▶ **Problem**: Start at the line holding "Reproduce this chart with D3.js.", stop at the line holding "let data = categories.map((c, i)", and repeat those lines exactly, both ends included; skip the pictures.

----- Extracted material -----

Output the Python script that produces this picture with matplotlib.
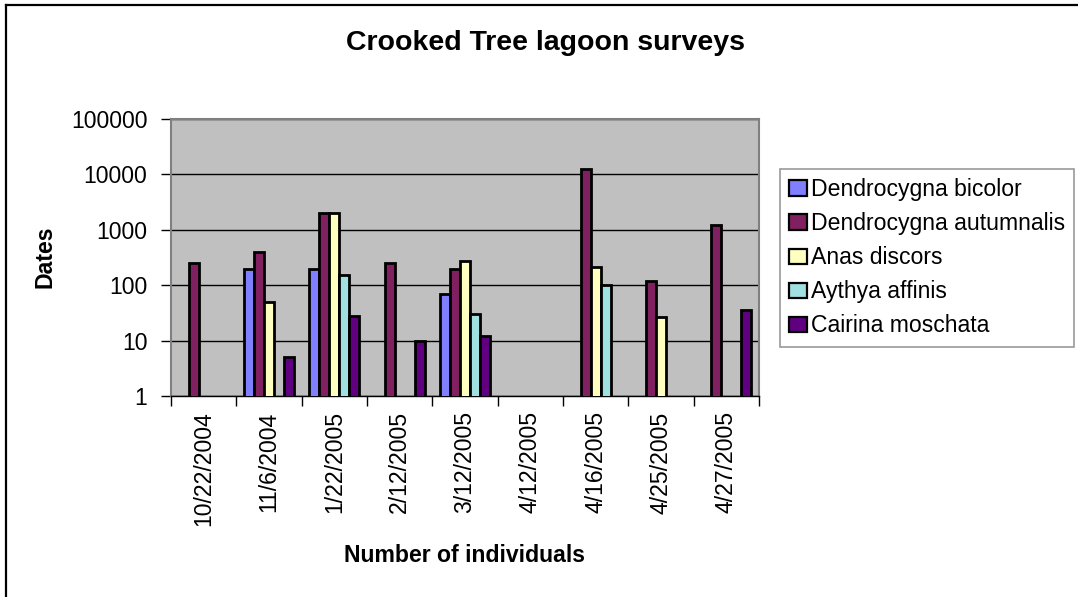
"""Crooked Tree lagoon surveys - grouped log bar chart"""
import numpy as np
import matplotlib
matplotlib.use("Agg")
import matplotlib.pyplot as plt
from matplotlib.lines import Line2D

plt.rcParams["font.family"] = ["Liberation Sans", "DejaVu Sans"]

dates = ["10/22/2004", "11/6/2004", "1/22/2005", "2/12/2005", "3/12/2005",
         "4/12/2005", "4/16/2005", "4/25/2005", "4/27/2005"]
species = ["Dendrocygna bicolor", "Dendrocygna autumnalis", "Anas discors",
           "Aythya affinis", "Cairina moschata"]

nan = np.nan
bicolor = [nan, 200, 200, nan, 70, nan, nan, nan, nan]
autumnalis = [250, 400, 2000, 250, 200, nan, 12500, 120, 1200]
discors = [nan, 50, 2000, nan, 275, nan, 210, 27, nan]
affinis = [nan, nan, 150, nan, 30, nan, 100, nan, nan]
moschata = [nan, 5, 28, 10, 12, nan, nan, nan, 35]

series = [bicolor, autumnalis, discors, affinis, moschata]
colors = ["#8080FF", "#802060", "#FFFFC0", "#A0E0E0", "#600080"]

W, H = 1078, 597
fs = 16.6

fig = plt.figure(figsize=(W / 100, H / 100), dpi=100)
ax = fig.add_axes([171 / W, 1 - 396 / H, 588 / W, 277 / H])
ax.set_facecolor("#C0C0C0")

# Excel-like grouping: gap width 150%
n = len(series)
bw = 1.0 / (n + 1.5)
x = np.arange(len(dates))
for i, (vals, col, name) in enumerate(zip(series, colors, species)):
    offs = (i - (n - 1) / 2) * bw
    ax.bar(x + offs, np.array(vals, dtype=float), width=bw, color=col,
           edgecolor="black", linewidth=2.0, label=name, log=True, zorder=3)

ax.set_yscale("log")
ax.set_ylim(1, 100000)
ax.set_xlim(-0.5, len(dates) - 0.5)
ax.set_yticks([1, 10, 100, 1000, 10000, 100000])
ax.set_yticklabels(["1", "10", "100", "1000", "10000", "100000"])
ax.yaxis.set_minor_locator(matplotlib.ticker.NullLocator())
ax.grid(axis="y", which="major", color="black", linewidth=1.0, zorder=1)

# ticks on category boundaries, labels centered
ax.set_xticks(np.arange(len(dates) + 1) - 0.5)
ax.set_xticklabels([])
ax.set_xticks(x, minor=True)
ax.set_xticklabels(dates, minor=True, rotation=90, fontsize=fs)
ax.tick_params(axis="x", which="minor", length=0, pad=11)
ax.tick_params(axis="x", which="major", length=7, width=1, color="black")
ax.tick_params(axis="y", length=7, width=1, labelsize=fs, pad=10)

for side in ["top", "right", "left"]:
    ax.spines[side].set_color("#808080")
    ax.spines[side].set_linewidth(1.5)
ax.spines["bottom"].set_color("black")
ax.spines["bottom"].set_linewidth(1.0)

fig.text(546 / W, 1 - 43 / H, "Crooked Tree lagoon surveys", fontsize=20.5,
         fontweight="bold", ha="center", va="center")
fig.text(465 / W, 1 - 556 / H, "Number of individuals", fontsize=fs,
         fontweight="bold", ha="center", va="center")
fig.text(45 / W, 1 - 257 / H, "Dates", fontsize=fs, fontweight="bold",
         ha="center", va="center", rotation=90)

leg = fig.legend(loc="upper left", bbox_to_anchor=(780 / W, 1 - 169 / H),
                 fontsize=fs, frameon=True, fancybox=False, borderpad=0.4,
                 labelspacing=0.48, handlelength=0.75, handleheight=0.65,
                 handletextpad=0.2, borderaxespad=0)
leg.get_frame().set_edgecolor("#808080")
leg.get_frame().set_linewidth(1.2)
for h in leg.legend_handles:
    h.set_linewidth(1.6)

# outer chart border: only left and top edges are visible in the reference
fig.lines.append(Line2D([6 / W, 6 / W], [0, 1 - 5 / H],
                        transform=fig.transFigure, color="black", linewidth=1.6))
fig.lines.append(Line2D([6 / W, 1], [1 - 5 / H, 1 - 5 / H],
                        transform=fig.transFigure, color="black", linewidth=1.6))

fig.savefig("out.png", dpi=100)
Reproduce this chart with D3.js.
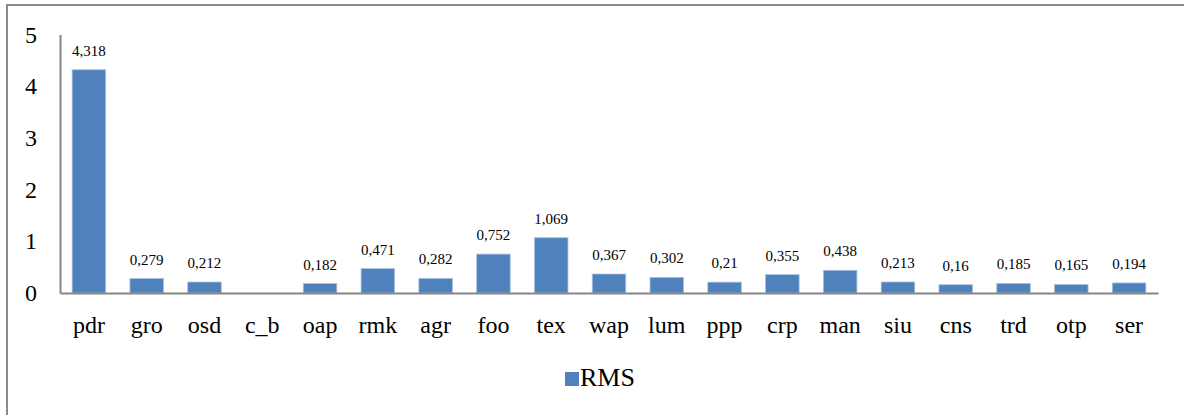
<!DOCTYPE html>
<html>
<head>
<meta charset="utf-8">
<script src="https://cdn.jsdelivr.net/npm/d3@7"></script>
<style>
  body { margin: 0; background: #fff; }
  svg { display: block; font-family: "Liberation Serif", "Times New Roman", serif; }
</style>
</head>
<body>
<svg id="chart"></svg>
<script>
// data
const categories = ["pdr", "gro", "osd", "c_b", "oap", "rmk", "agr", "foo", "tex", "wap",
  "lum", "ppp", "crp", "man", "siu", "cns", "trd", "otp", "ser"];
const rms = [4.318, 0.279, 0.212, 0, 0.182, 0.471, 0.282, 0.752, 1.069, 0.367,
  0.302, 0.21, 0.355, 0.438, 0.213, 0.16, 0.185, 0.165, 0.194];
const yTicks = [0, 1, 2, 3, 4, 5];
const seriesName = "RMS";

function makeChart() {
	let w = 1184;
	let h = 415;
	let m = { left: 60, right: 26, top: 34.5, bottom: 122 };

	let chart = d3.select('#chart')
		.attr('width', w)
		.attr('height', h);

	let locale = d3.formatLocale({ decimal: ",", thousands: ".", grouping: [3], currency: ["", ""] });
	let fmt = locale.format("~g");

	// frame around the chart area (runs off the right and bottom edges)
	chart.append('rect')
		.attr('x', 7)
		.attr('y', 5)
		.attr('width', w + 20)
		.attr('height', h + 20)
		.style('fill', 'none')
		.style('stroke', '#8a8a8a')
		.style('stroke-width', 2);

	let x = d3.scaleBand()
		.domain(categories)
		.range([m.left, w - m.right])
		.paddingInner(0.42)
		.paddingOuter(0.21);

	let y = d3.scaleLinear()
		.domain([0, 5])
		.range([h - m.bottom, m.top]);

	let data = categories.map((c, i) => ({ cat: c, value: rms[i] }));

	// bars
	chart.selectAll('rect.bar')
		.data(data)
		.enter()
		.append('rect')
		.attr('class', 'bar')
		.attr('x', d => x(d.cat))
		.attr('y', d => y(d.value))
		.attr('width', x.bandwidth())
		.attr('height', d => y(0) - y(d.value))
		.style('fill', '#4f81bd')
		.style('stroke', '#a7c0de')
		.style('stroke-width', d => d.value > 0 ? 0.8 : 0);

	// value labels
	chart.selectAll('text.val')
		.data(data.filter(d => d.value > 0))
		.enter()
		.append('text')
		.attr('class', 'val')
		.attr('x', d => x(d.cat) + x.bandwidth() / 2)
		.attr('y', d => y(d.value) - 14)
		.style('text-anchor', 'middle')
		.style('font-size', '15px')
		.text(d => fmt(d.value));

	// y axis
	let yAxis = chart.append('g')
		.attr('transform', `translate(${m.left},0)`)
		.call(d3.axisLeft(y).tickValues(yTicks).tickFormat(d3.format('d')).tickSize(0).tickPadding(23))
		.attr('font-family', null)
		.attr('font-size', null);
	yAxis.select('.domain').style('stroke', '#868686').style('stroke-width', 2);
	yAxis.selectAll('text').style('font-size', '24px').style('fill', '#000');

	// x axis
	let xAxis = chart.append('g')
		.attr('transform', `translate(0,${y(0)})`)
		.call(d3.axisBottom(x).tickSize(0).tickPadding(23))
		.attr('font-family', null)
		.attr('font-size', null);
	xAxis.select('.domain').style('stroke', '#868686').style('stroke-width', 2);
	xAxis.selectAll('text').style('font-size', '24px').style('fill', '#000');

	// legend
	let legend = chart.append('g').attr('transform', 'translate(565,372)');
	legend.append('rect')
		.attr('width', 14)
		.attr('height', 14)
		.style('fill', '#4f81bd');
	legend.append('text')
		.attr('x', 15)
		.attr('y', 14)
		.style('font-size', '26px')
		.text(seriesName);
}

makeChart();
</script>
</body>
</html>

-----
----- Extracted material -----

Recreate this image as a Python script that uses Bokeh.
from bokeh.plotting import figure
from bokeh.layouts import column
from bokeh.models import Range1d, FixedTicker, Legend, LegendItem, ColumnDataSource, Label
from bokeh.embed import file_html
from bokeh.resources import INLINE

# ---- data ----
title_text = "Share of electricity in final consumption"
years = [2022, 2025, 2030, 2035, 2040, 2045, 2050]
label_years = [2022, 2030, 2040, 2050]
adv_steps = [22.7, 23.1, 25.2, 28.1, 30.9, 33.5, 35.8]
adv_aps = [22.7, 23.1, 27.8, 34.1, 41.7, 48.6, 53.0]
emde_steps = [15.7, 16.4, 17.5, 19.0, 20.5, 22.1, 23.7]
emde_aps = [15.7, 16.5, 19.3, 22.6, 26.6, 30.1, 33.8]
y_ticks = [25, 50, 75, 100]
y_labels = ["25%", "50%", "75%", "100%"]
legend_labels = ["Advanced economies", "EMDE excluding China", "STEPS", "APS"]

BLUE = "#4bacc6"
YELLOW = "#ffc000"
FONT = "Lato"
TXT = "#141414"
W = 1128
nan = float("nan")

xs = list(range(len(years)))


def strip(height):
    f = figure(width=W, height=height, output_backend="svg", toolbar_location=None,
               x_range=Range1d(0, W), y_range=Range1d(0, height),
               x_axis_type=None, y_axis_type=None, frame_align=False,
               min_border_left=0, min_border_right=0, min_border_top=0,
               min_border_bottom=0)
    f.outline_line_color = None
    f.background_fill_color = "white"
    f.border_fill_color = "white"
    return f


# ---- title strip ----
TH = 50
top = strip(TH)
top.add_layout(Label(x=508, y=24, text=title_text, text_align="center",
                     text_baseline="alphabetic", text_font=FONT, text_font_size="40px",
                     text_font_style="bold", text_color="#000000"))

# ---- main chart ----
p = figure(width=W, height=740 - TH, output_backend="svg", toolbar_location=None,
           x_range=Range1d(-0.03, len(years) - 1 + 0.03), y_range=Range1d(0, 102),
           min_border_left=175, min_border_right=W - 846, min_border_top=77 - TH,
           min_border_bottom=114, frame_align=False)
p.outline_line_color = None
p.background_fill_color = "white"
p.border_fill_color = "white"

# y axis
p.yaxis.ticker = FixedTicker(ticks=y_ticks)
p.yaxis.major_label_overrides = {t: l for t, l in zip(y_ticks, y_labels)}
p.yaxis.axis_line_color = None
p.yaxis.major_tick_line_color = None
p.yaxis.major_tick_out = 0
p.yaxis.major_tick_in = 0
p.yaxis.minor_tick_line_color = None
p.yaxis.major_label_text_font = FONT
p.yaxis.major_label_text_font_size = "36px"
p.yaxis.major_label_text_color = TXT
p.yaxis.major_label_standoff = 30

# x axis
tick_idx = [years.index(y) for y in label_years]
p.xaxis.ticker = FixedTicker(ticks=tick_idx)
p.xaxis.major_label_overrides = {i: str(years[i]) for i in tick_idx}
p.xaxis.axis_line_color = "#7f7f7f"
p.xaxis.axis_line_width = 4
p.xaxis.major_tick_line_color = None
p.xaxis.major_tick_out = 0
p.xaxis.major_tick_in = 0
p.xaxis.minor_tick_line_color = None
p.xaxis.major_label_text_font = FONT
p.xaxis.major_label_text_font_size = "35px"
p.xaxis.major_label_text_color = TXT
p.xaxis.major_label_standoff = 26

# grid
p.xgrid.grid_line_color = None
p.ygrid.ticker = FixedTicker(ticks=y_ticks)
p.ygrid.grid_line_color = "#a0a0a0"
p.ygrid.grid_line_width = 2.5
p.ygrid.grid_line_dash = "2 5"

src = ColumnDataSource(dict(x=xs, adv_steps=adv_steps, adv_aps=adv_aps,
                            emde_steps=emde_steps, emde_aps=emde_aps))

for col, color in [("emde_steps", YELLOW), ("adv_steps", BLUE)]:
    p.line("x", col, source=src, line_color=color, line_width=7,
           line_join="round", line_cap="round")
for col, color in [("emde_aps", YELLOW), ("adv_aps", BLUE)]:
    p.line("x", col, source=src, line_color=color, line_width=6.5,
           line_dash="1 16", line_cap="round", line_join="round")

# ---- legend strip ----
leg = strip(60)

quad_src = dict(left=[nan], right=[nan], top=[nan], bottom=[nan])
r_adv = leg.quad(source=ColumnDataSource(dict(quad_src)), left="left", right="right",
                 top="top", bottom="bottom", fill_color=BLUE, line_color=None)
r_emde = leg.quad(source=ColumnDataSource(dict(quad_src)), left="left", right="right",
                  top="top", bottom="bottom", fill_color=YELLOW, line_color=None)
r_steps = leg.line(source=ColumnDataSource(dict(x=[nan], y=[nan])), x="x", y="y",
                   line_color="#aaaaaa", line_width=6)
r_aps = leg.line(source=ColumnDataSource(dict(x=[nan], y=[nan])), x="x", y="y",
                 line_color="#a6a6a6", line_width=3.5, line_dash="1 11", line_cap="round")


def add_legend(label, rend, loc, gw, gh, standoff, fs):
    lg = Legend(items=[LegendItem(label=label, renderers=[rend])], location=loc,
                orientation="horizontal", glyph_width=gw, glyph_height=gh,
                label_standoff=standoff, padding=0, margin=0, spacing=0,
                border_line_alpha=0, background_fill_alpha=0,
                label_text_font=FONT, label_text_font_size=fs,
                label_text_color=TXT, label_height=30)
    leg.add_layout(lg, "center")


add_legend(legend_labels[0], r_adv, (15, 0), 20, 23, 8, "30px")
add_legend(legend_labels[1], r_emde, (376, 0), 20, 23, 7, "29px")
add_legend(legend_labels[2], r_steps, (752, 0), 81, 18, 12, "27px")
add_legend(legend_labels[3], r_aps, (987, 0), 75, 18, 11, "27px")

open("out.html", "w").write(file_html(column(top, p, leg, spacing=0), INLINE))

-----

▶ **Written answer**:
Reproduce this chart with D3.js.
<!DOCTYPE html>
<html>
<head>
<meta charset="utf-8">
<script src="https://cdn.jsdelivr.net/npm/d3@7"></script>
<style>
  body { margin: 0; background: #fff; }
  svg { display: block; font-family: "Liberation Serif", "Times New Roman", serif; }
</style>
</head>
<body>
<svg id="chart"></svg>
<script>
// data
const categories = ["pdr", "gro", "osd", "c_b", "oap", "rmk", "agr", "foo", "tex", "wap",
  "lum", "ppp", "crp", "man", "siu", "cns", "trd", "otp", "ser"];
const rms = [4.318, 0.279, 0.212, 0, 0.182, 0.471, 0.282, 0.752, 1.069, 0.367,
  0.302, 0.21, 0.355, 0.438, 0.213, 0.16, 0.185, 0.165, 0.194];
const yTicks = [0, 1, 2, 3, 4, 5];
const seriesName = "RMS";

function makeChart() {
	let w = 1184;
	let h = 415;
	let m = { left: 60, right: 26, top: 34.5, bottom: 122 };

	let chart = d3.select('#chart')
		.attr('width', w)
		.attr('height', h);

	let locale = d3.formatLocale({ decimal: ",", thousands: ".", grouping: [3], currency: ["", ""] });
	let fmt = locale.format("~g");

	// frame around the chart area (runs off the right and bottom edges)
	chart.append('rect')
		.attr('x', 7)
		.attr('y', 5)
		.attr('width', w + 20)
		.attr('height', h + 20)
		.style('fill', 'none')
		.style('stroke', '#8a8a8a')
		.style('stroke-width', 2);

	let x = d3.scaleBand()
		.domain(categories)
		.range([m.left, w - m.right])
		.paddingInner(0.42)
		.paddingOuter(0.21);

	let y = d3.scaleLinear()
		.domain([0, 5])
		.range([h - m.bottom, m.top]);

	let data = categories.map((c, i) => ({ cat: c, value: rms[i] }));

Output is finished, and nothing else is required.